- [AIM]
Return each line of the listing below, unchanged, and omit the images.

- [INFORMATION SHOWN]
┄┄┄┄┄┄┄┄┄┄┄┄┄┄┄┄┄┄┄┄
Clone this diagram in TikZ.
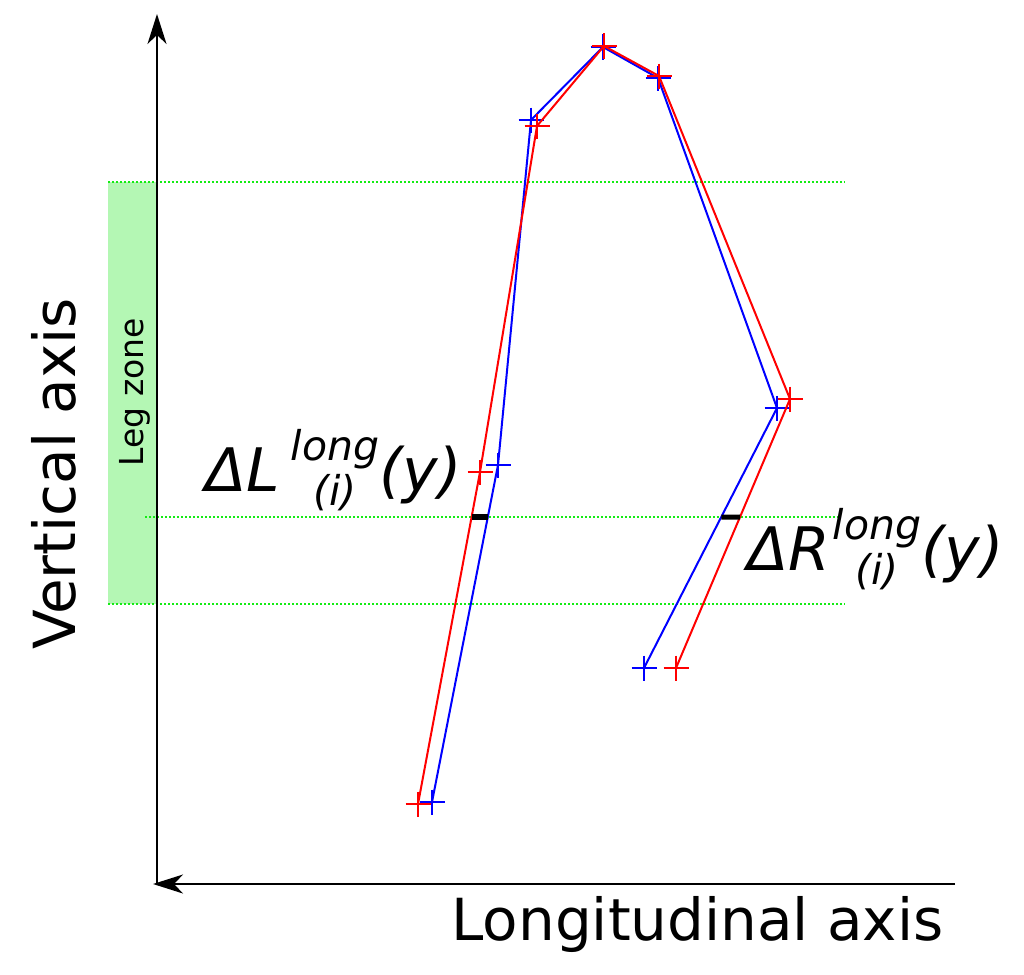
\documentclass[tikz,border=0pt]{standalone}
\usepackage{fontspec}
\setmainfont{DejaVu Sans}
\usetikzlibrary{arrows.meta}
\definecolor{zonefill}{RGB}{180,247,180}
\definecolor{zonegreen}{RGB}{20,235,20}
\newlength\lwd
\newcommand\subfnt{\fontsize{41}{41}\selectfont}
\newcommand\dlab[2]{\itshape Δ#1\hspace{#2}\settowidth\lwd{\subfnt long}\rlap{\raisebox{31pt}{\subfnt long}}\makebox[\lwd][c]{\raisebox{-14pt}{\subfnt (i)}}(y)}
\begin{document}
\begin{tikzpicture}[x=1pt,y=-1pt,
  axis/.style={line width=1.7pt,black},
  tip/.style={-{Stealth[length=30pt,width=19pt,inset=9pt]}},
  zoneline/.style={zonegreen,line width=1.7pt,dash pattern=on 1.8pt off 2.2pt},
  bluel/.style={blue,line width=2pt,line join=round},
  redl/.style={red,line width=2pt,line join=round},
  bar/.style={black,line width=5pt},
  big/.style={font=\fontsize{58}{58}\selectfont},
  lab/.style={font=\fontsize{60}{60}\selectfont},
  ]
\useasboundingbox (0,0) rectangle (1024,974);
% leg zone
\fill[zonefill] (108,182) rectangle (157,604);
\node[font=\fontsize{33}{33}\selectfont,rotate=90,anchor=base] (leg) at (143,392) {Leg zone};
\coordinate (t1) at (108,182); \coordinate (t2) at (845,182);
\coordinate (gl) at (145,517); \coordinate (gr) at (838,517);
\coordinate (d1) at (108,604); \coordinate (d2) at (845,604);
\draw[zoneline] (t1) -- (t2);
\draw[zoneline] (gl) -- (gr);
\draw[zoneline] (d1) -- (d2);
% axes
\coordinate (o) at (157,884);
\coordinate (ytip) at (157,14);
\coordinate (xend) at (955,884);
\coordinate (xtip) at (153,884);
\draw[axis,tip] (o) -- (ytip);
\draw[axis,tip] (xend) -- (xtip);
\node[big,rotate=90,anchor=base] (ylab) at (75,474) {Vertical axis};
\node[big,anchor=base east] (xlab) at (947,940) {Longitudinal axis};
% skeleton points
\coordinate (b1) at (432,802); \coordinate (b2) at (498,465);
\coordinate (b3) at (531,120); \coordinate (b4) at (603,47);
\coordinate (b5) at (658,78);  \coordinate (b6) at (777,408);
\coordinate (b7) at (644,668);
\coordinate (r1) at (418,804); \coordinate (r2) at (480,472);
\coordinate (r3) at (537,126); \coordinate (r4) at (604,46);
\coordinate (r5) at (659,76);  \coordinate (r6) at (790,399);
\coordinate (r7) at (676,668);
\draw[bluel] (b1) -- (b2) -- (b3) -- (b4) -- (b5) -- (b6) -- (b7);
\foreach \p in {b1,b2,b3,b4,b5,b6,b7}
  \draw[blue,line width=2pt] (\p) +(-12.5,0) -- +(12.5,0) (\p) +(0,-12.5) -- +(0,12.5);
\draw[redl] (r1) -- (r2) -- (r3) -- (r4) -- (r5) -- (r6) -- (r7);
\foreach \p in {r1,r2,r3,r4,r5,r6,r7}
  \draw[red,line width=2pt] (\p) +(-12.5,0) -- +(12.5,0) (\p) +(0,-12.5) -- +(0,12.5);
% differences
\coordinate (lr) at (intersection of r1--r2 and gl--gr);
\coordinate (lb) at (intersection of b1--b2 and gl--gr);
\coordinate (rb) at (intersection of b6--b7 and gl--gr);
\coordinate (rr) at (intersection of r6--r7 and gl--gr);
\draw[bar] (lr) -- (lb);
\draw[bar] (rb) -- (rr);
\node[lab,anchor=base west,inner sep=0pt] (dl) at (205,491) {\dlab{L}{11pt}};
\node[lab,anchor=base west,inner sep=0pt] (dr) at (747,570) {\dlab{R}{3pt}};
\end{tikzpicture}
\end{document}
┄┄┄┄┄┄┄┄┄┄┄┄┄┄┄┄┄┄┄┄
- [THE RESPONSE]
Clone this diagram in TikZ.
\documentclass[tikz,border=0pt]{standalone}
\usepackage{fontspec}
\setmainfont{DejaVu Sans}
\usetikzlibrary{arrows.meta}
\definecolor{zonefill}{RGB}{180,247,180}
\definecolor{zonegreen}{RGB}{20,235,20}
\newlength\lwd
\newcommand\subfnt{\fontsize{41}{41}\selectfont}
\newcommand\dlab[2]{\itshape Δ#1\hspace{#2}\settowidth\lwd{\subfnt long}\rlap{\raisebox{31pt}{\subfnt long}}\makebox[\lwd][c]{\raisebox{-14pt}{\subfnt (i)}}(y)}
\begin{document}
\begin{tikzpicture}[x=1pt,y=-1pt,
  axis/.style={line width=1.7pt,black},
  tip/.style={-{Stealth[length=30pt,width=19pt,inset=9pt]}},
  zoneline/.style={zonegreen,line width=1.7pt,dash pattern=on 1.8pt off 2.2pt},
  bluel/.style={blue,line width=2pt,line join=round},
  redl/.style={red,line width=2pt,line join=round},
  bar/.style={black,line width=5pt},
  big/.style={font=\fontsize{58}{58}\selectfont},
  lab/.style={font=\fontsize{60}{60}\selectfont},
  ]
\useasboundingbox (0,0) rectangle (1024,974);
% leg zone
\fill[zonefill] (108,182) rectangle (157,604);
\node[font=\fontsize{33}{33}\selectfont,rotate=90,anchor=base] (leg) at (143,392) {Leg zone};
\coordinate (t1) at (108,182); \coordinate (t2) at (845,182);
\coordinate (gl) at (145,517); \coordinate (gr) at (838,517);
\coordinate (d1) at (108,604); \coordinate (d2) at (845,604);
\draw[zoneline] (t1) -- (t2);
\draw[zoneline] (gl) -- (gr);
\draw[zoneline] (d1) -- (d2);
% axes
\coordinate (o) at (157,884);
\coordinate (ytip) at (157,14);
\coordinate (xend) at (955,884);
\coordinate (xtip) at (153,884);
\draw[axis,tip] (o) -- (ytip);
\draw[axis,tip] (xend) -- (xtip);
\node[big,rotate=90,anchor=base] (ylab) at (75,474) {Vertical axis};
\node[big,anchor=base east] (xlab) at (947,940) {Longitudinal axis};
% skeleton points
\coordinate (b1) at (432,802); \coordinate (b2) at (498,465);
\coordinate (b3) at (531,120); \coordinate (b4) at (603,47);
\coordinate (b5) at (658,78);  \coordinate (b6) at (777,408);
\coordinate (b7) at (644,668);
\coordinate (r1) at (418,804); \coordinate (r2) at (480,472);
\coordinate (r3) at (537,126); \coordinate (r4) at (604,46);
\coordinate (r5) at (659,76);  \coordinate (r6) at (790,399);
\coordinate (r7) at (676,668);
\draw[bluel] (b1) -- (b2) -- (b3) -- (b4) -- (b5) -- (b6) -- (b7);
\foreach \p in {b1,b2,b3,b4,b5,b6,b7}
  \draw[blue,line width=2pt] (\p) +(-12.5,0) -- +(12.5,0) (\p) +(0,-12.5) -- +(0,12.5);
\draw[redl] (r1) -- (r2) -- (r3) -- (r4) -- (r5) -- (r6) -- (r7);
\foreach \p in {r1,r2,r3,r4,r5,r6,r7}
  \draw[red,line width=2pt] (\p) +(-12.5,0) -- +(12.5,0) (\p) +(0,-12.5) -- +(0,12.5);
% differences
\coordinate (lr) at (intersection of r1--r2 and gl--gr);
\coordinate (lb) at (intersection of b1--b2 and gl--gr);
\coordinate (rb) at (intersection of b6--b7 and gl--gr);
\coordinate (rr) at (intersection of r6--r7 and gl--gr);
\draw[bar] (lr) -- (lb);
\draw[bar] (rb) -- (rr);
\node[lab,anchor=base west,inner sep=0pt] (dl) at (205,491) {\dlab{L}{11pt}};
\node[lab,anchor=base west,inner sep=0pt] (dr) at (747,570) {\dlab{R}{3pt}};
\end{tikzpicture}
\end{document}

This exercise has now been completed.